津端は急激に変貌する東京に見切りをつけ、故郷の愛知県春日井市で建設予定の「高蔵寺ニュータウン」に参加する。団地全体の配置デザインを任された津端は、「団地を建てる前の自然形態を壊さずにそのまま残し、その記憶を住まい手に伝えていこう。『自然と人間の関係を問い直す』」ということを意識して描いた。
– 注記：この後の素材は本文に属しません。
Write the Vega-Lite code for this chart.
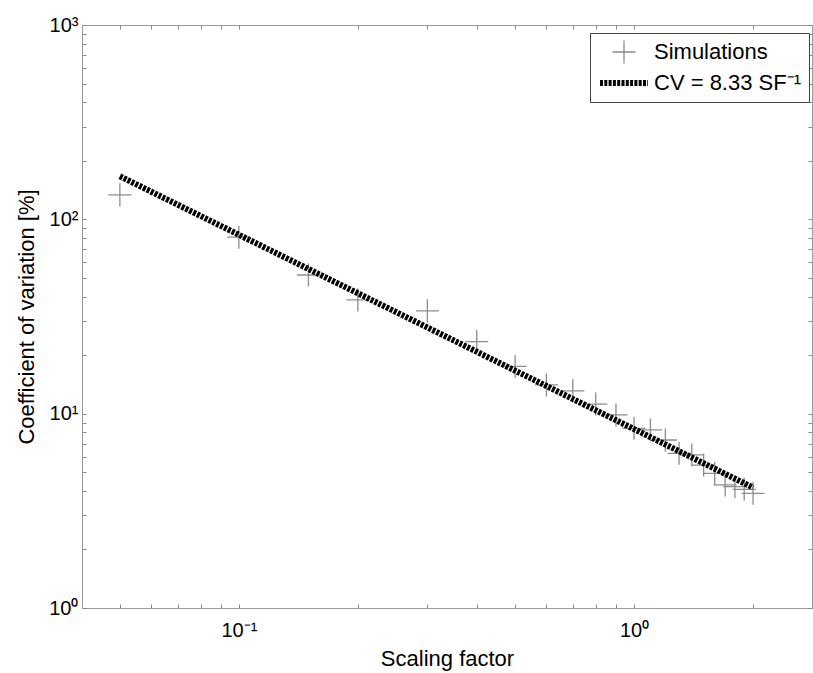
{
  "$schema": "https://vega.github.io/schema/vega-lite/v6.json",
  "width": 730,
  "height": 583,
  "autosize": {"type": "none"},
  "padding": {"left": 82, "top": 25, "right": 1, "bottom": 65},
  "background": "white",
  "config": {
    "view": {"stroke": "#9a9a9a", "strokeWidth": 1},
    "font": "Liberation Sans",
    "axis": {
      "grid": false,
      "domainColor": "#9a9a9a",
      "tickColor": "#8a8a8a",
      "tickSize": -4,
      "labelFont": "Liberation Sans",
      "labelFontSize": 20,
      "labelColor": "#000000",
      "labelOverlap": false,
      "labelFlush": false,
      "labelBound": false,
      "titleFont": "Liberation Sans",
      "titleFontSize": 22,
      "titleFontWeight": "normal",
      "titleColor": "#000000"
    }
  },
  "datasets": {
    "sim": [
      {"sf": 0.05, "cv": 133.6, "series": "Simulations"},
      {"sf": 0.1, "cv": 80.9, "series": "Simulations"},
      {"sf": 0.15, "cv": 51.7, "series": "Simulations"},
      {"sf": 0.2, "cv": 38.5, "series": "Simulations"},
      {"sf": 0.3, "cv": 33.8, "series": "Simulations"},
      {"sf": 0.4, "cv": 23.5, "series": "Simulations"},
      {"sf": 0.5, "cv": 17.5, "series": "Simulations"},
      {"sf": 0.6, "cv": 14.05, "series": "Simulations"},
      {"sf": 0.7, "cv": 13.1, "series": "Simulations"},
      {"sf": 0.8, "cv": 11.2, "series": "Simulations"},
      {"sf": 0.9, "cv": 9.85, "series": "Simulations"},
      {"sf": 1.0, "cv": 8.41, "series": "Simulations"},
      {"sf": 1.1, "cv": 8.25, "series": "Simulations"},
      {"sf": 1.2, "cv": 7.32, "series": "Simulations"},
      {"sf": 1.3, "cv": 6.25, "series": "Simulations"},
      {"sf": 1.4, "cv": 6.13, "series": "Simulations"},
      {"sf": 1.5, "cv": 5.44, "series": "Simulations"},
      {"sf": 1.6, "cv": 4.93, "series": "Simulations"},
      {"sf": 1.7, "cv": 4.3, "series": "Simulations"},
      {"sf": 1.8, "cv": 4.21, "series": "Simulations"},
      {"sf": 1.9, "cv": 4.08, "series": "Simulations"},
      {"sf": 2.0, "cv": 3.89, "series": "Simulations"}
    ],
    "fit": [
      {"sf": 0.05, "cv": 166.6, "series": "CV = 8.33 SF⁻¹"},
      {"sf": 2.0, "cv": 4.165, "series": "CV = 8.33 SF⁻¹"}
    ]
  },
  "layer": [
    {
      "data": {"name": "sim"},
      "mark": {"type": "point", "filled": false, "size": 2304, "opacity": 1},
      "encoding": {
        "x": {
          "field": "sf", "type": "quantitative",
          "scale": {"type": "log", "domain": [0.0401, 2.82], "nice": false},
          "axis": {
            "orient": "bottom",
            "values": [0.05, 0.06, 0.07, 0.08, 0.09, 0.1, 0.2, 0.3, 0.4, 0.5, 0.6, 0.7, 0.8, 0.9, 1, 2],
            "labelExpr": "datum.value == 0.1 ? '10⁻¹' : datum.value == 1 ? '10⁰' : ''",
            "labelPadding": 16,
            "title": "Scaling factor",
            "titlePadding": 8
          }
        },
        "y": {
          "field": "cv", "type": "quantitative",
          "scale": {"type": "log", "domain": [1, 1000], "nice": false},
          "axis": {
            "orient": "left",
            "values": [1, 2, 3, 4, 5, 6, 7, 8, 9, 10, 20, 30, 40, 50, 60, 70, 80, 90, 100, 200, 300, 400, 500, 600, 700, 800, 900, 1000],
            "labelExpr": "datum.value == 1 ? '10⁰' : datum.value == 10 ? '10¹' : datum.value == 100 ? '10²' : datum.value == 1000 ? '10³' : ''",
            "labelPadding": 8,
            "title": "Coefficient of variation [%]",
            "titlePadding": 10
          }
        },
        "color": {
          "field": "series", "type": "nominal",
          "scale": {"domain": ["Simulations", "CV = 8.33 SF⁻¹"], "range": ["#8c8c8c", "#000000"]},
          "legend": {
            "title": null,
            "orient": "none",
            "legendX": 508,
            "legendY": 8,
            "strokeColor": "#444444",
            "fillColor": "#ffffff",
            "padding": 7,
            "labelFont": "Liberation Sans",
            "labelFontSize": 22,
            "labelColor": "#000000",
            "labelLimit": 300,
            "symbolSize": 2304,
            "clipHeight": 24,
            "rowPadding": 7,
            "labelOffset": 3
          }
        },
        "shape": {
          "field": "series", "type": "nominal",
          "scale": {"domain": ["Simulations", "CV = 8.33 SF⁻¹"], "range": ["M-0.48,0L0.48,0M0,-0.48L0,0.48", "M-1,0L1,0"]},
          "legend": {"title": null}
        },
        "strokeWidth": {
          "field": "series", "type": "nominal",
          "scale": {"type": "point", "padding": 0, "domain": ["Simulations", "CV = 8.33 SF⁻¹"], "range": [1.3, 6]},
          "legend": {"title": null}
        },
        "strokeDash": {
          "field": "series", "type": "nominal",
          "scale": {"domain": ["Simulations", "CV = 8.33 SF⁻¹"], "range": [[1, 0], [3, 1.3]]},
          "legend": {"title": null}
        }
      }
    },
    {
      "data": {"name": "fit"},
      "mark": {"type": "line", "strokeCap": "butt"},
      "encoding": {
        "x": {
          "field": "sf", "type": "quantitative",
          "axis": {
            "orient": "top",
            "values": [0.05, 0.06, 0.07, 0.08, 0.09, 0.1, 0.2, 0.3, 0.4, 0.5, 0.6, 0.7, 0.8, 0.9, 1, 2],
            "labels": false,
            "title": null
          }
        },
        "y": {
          "field": "cv", "type": "quantitative",
          "axis": {
            "orient": "right",
            "values": [1, 2, 3, 4, 5, 6, 7, 8, 9, 10, 20, 30, 40, 50, 60, 70, 80, 90, 100, 200, 300, 400, 500, 600, 700, 800, 900, 1000],
            "labels": false,
            "title": null
          }
        },
        "color": {"field": "series", "type": "nominal"},
        "strokeWidth": {"field": "series", "type": "nominal"},
        "strokeDash": {"field": "series", "type": "nominal"}
      }
    }
  ],
  "resolve": {"axis": {"x": "independent", "y": "independent"}}
}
しかし、生まれ故郷でさえ津端の掲げる理想とは大きくかけ離れていった。戸数を増やすために森の木々を伐り、丘を削り、谷を埋め、更地にして建設面積を増やした。住宅公団は、「大量に均質な設計で建物の『標準化』」に拍車をかけた。すべてを標準化することで、住宅の質も時間も金も節約することを可能にした。人が住む住宅を「商品化」することで解決をみた。ここに、世界に名だたる狭小で味気ない「ウサギ小屋」を誕生させたのである。津端は公団を去る。「人間が暮らす住宅」という、未来を見据えた思想は理解されなかった。後日、津端は「できた、できなかったなんていうのは、その時代と僕たちの力関係のなかで決まることで、一時的なことに過ぎないと僕は思う」と述べている。